Es una señal de avance de crisis. Es decir, no estamos en camino de salida, sino que seguimos entrando. Al eje tradicional de la política (izquierda y derecha), se había sumado un eje que ponía en duda las mieles del institucionalismo chileno. Eso ya era una crisis de sentido de gran tamaño.

Pero surge ahora un tercer eje que puede ser interpretado como una dimensión de orden ejecutivo, que organiza las preferencias ciudadanas en torno a la capacidad de ejercer mando, asegurar eficiencia operativa y garantizar funcionamiento del Estado, en contraste con liderazgos asociados a proyectos transformadores, altamente normativos y poco ejecutivos. Es el eje que dio vida a la restauración.

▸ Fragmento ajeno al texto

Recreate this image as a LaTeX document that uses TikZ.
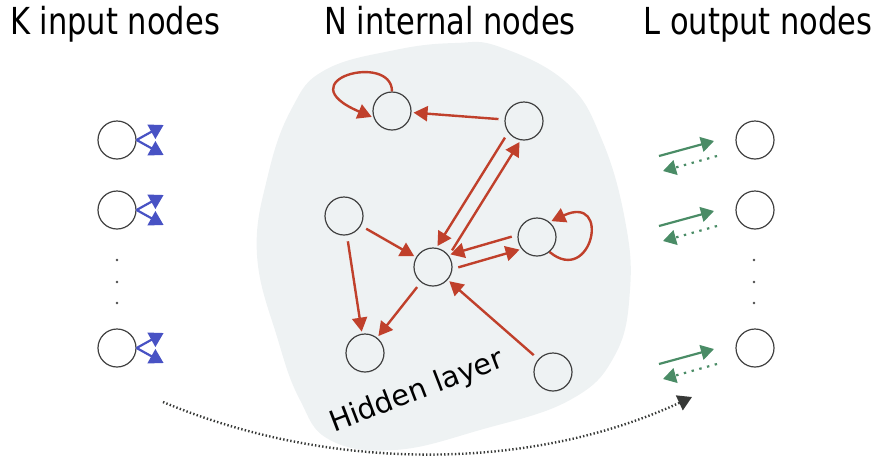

Desde el punto de vista teórico, la emergencia de este eje es coherente con escenarios post-crisis descritos por Dobry: ante la fatiga transformacional y la prolongación de la crisis, la demanda ciudadana se desplaza desde la deliberación y el cambio hacia criterios funcionales de control y gestión. Este fenómeno no responde a una orientación ideológica específica, sino a una búsqueda de estabilidad mínima en contextos de incertidumbre persistente.

La evaluación histórica de los presidentes muestra un resultado particularmente ilustrativo del rebote cultural: la revalorización de Sebastián Piñera, quien obtiene la nota promedio más alta entre todos los mandatarios evaluados, superando incluso el umbral de 5,2, algo inédito en muchos años.

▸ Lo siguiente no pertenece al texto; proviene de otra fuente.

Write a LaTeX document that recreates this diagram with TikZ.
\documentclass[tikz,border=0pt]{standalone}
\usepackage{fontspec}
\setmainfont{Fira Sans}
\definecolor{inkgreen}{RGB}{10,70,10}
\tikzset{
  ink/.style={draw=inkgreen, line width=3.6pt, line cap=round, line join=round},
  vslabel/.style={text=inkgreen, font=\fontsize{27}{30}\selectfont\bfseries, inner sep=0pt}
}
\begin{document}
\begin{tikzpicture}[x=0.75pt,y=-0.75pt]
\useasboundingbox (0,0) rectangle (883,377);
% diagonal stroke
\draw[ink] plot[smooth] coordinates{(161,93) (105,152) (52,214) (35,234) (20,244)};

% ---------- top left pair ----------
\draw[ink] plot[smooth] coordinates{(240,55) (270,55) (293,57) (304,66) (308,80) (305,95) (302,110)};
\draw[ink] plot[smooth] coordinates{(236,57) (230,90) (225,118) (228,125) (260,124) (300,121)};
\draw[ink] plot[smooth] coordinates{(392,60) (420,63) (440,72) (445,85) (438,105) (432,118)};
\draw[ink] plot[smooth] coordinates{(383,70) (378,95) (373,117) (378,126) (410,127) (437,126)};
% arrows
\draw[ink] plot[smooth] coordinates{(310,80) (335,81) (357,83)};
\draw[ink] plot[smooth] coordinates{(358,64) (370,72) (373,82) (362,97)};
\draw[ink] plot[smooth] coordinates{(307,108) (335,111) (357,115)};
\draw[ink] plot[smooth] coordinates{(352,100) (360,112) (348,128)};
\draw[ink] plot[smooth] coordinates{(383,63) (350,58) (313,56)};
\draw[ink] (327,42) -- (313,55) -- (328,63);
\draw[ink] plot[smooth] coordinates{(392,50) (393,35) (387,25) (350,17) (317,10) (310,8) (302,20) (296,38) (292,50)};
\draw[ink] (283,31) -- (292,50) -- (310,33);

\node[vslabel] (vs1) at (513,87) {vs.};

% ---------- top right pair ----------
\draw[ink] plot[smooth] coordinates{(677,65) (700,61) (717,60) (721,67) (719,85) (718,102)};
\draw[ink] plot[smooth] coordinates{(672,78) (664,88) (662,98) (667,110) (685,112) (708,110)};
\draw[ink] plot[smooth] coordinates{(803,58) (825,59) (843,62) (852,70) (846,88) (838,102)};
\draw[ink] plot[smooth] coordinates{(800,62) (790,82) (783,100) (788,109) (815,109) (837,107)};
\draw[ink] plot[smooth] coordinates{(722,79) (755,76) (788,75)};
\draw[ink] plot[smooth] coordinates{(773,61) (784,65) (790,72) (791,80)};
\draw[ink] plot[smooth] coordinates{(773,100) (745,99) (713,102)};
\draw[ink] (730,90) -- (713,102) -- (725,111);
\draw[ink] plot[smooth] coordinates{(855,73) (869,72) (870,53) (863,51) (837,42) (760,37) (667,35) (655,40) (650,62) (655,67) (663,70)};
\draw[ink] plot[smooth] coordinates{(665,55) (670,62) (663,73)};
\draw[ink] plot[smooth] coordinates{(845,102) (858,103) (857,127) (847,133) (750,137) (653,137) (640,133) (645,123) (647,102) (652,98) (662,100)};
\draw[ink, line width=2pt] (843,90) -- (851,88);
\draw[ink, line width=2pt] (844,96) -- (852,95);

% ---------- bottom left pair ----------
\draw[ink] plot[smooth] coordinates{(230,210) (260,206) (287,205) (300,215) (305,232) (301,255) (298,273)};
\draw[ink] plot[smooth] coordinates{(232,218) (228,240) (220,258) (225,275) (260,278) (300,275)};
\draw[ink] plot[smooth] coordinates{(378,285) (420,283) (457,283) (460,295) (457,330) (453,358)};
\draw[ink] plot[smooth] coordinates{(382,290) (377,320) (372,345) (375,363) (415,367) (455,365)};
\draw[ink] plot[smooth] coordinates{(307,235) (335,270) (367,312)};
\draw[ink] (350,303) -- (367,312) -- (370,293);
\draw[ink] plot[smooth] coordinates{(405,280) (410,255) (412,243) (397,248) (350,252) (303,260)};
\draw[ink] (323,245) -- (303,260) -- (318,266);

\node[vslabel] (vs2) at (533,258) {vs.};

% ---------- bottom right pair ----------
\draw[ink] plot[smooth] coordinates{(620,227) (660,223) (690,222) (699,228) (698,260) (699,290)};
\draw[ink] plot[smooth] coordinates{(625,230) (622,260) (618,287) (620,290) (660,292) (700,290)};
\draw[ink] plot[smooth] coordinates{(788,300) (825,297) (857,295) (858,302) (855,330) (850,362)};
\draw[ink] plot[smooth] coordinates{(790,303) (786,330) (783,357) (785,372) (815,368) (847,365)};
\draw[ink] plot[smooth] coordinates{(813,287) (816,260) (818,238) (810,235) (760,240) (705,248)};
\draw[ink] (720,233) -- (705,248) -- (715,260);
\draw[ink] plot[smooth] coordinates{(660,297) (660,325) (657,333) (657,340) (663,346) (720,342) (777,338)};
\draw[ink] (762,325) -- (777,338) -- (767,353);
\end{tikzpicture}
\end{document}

Piñera, luego de disputar el primer lugar desde hace unos meses con el presidente Aylwin en la evaluación de expresidentes, se despega del resto y toma el primer lugar.

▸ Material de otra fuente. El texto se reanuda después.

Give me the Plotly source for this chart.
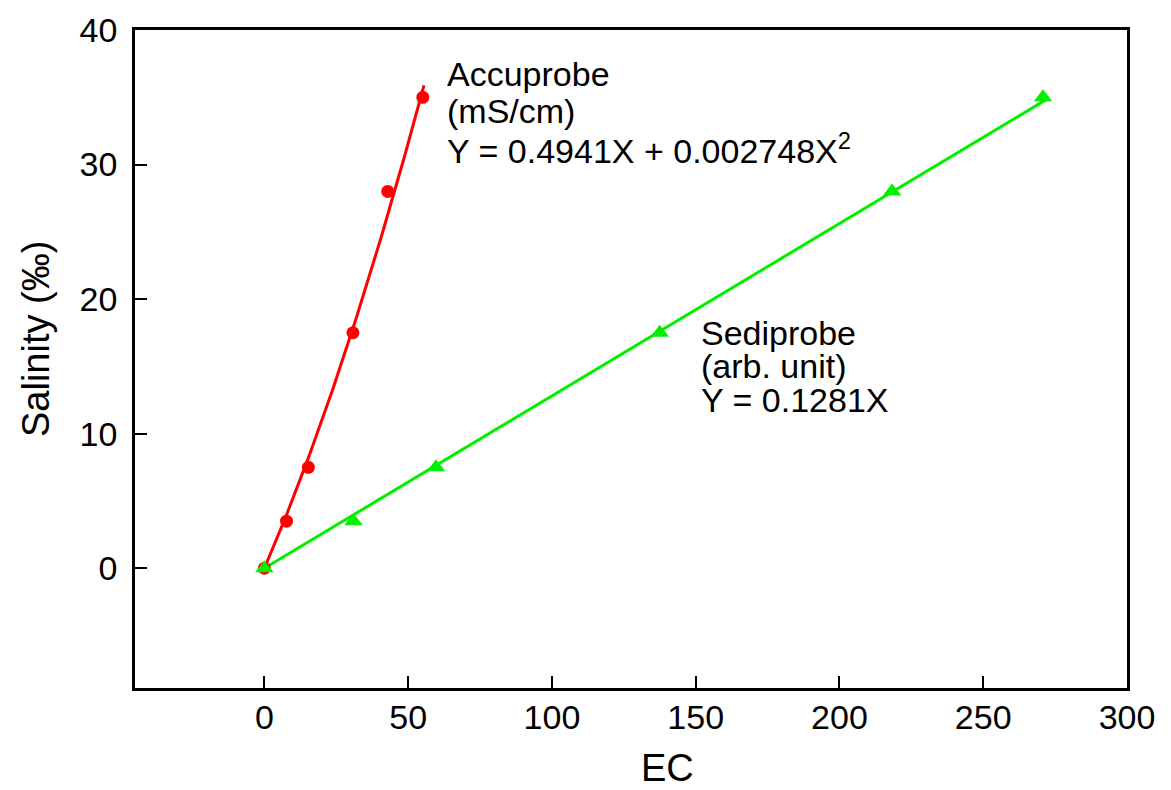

Sin embargo, el análisis detallado de los datos sugiere que esta valoración no se explica por su rol político, sino por su resignificación como símbolo de mérito económico, eficiencia y éxito empresarial.

La encuesta y los estudios cualitativos que hemos realizado permiten distinguir entre el Piñera político —asociado a la transición y al liberalismo institucional— y el Piñera empresario, que emerge como figura moral de la nueva legitimidad económica.

Este resultado refuerza una tesis central: el retorno del modelo no se produce como restauración institucional, sino como empresarialización simbólica del orden social, donde el éxito económico individual sustituye al proyecto político colectivo como fuente de legitimidad. Nuestros datos muestran que el crecimiento de Parisi (y el triunfo de Kast) está asociado a una fórmula que es la siguiente:

Parisi y Kast = Piñera empresario – Piñera político

¿Y la izquierda?

En la izquierda la crisis será muy importante. La caída del muro logró ser internalizada con las formas europeas de desarrollo socialdemócrata.

Pero la deriva de las últimas décadas hacia la política identitaria y la omisión de toda propuesta relevante sobre economía y derecho supone una crisis política del sector muy profunda.

A la izquierda clásica del siglo XX se le cayó el muro en 1989. A la nueva izquierda ni siquiera se le cayó el muro porque no lo habían construido.